I admired many of the things Spitzer did while he was Attorney General, although I could see that much of what he did was done more for personal aggrandizement than for the public good. If someone's arrogance can be harnessed to do good, then why not accept their help, I figured. Spitzer's arrogance was always off-putting, however. I wouldn't want to hang around with him, but at least much of his bullying was directed at the bad guys.

But now Spitzer is brought-down by the fact that he used a prostitute and got caught doing so. Public officials must uphold the law, even if that law is rarely enforced. They must be above reproach, or their enemies will find out about their misdeeds and use them against them. Spitzer should know that. Nevertheless, the fact that he is being brought-down by this particular crime begs the question of why it is a crime for someone to pay someone else for sex, but it is not a crime for a third party to pay two people to have sex and then film it and make money off that film. Pornography is legal, and it constitutes paying people to have sex, but prostitution is illegal?

Spitzer's wife and family certainly have a bone to pick with him over his relationship with the prostitute(s), and the citizens of New York have a bone to pick with him for being so arrogant that he thought he could get away with doing something he prosecuted others for. Good riddance to him, I say. Having said that, however, I have to wonder why this particular investigation was going on in the first place. Do the Feds really make a habit of targeting call girls and their pimps? Or was this a case of someone in the (highly partisan) Department of Justice getting the word that the pesky and ambitious Democratic governor of New York was using prostitutes and using that information to get rid of him.
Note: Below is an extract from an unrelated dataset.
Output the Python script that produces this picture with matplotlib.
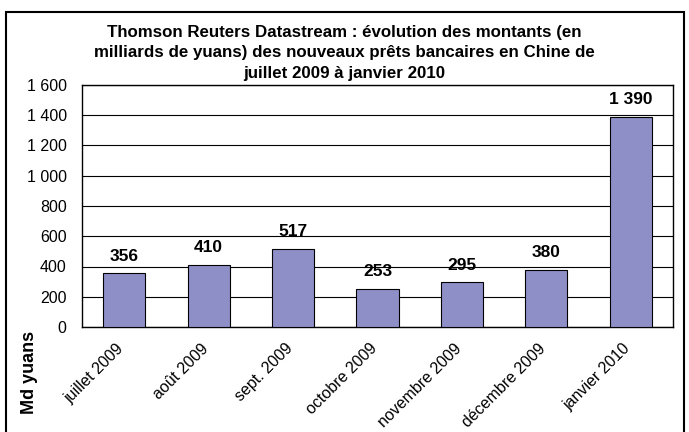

So, I am not sure that the citizens of New York or the United States are served by this charade of righteous indignation over Spitzer's sexual habits. Prostitution is illegal and he should have known better, but this really is a petty reason to force anyone from office. Maybe it is time to review our laws on prostitution; I am not, however, holding my breath waiting for that to happen.

On the bright side, David Paterson seems to be an honorable man, and as a seasoned Albany politician, he will be able to work with Joe Bruno and Sheldon Silver, so the citizens of New York might actually get a more effective government out of this. Unfortunately, another supremely arrogant Attorney General would like to be governor. Andrew Cuomo is difficult to stomach in his current job; higher office will only make him more insufferable. Maybe the DOJ can dig something up on him. If the Republicans are going to abuse their power to get rid of Democrats, we can at least point them at ones no one really likes.

I shouldn't be advocating the use of bullies to take-down other bullies though. Today's news should teach me that, if nothing else. Good luck Governor Paterson.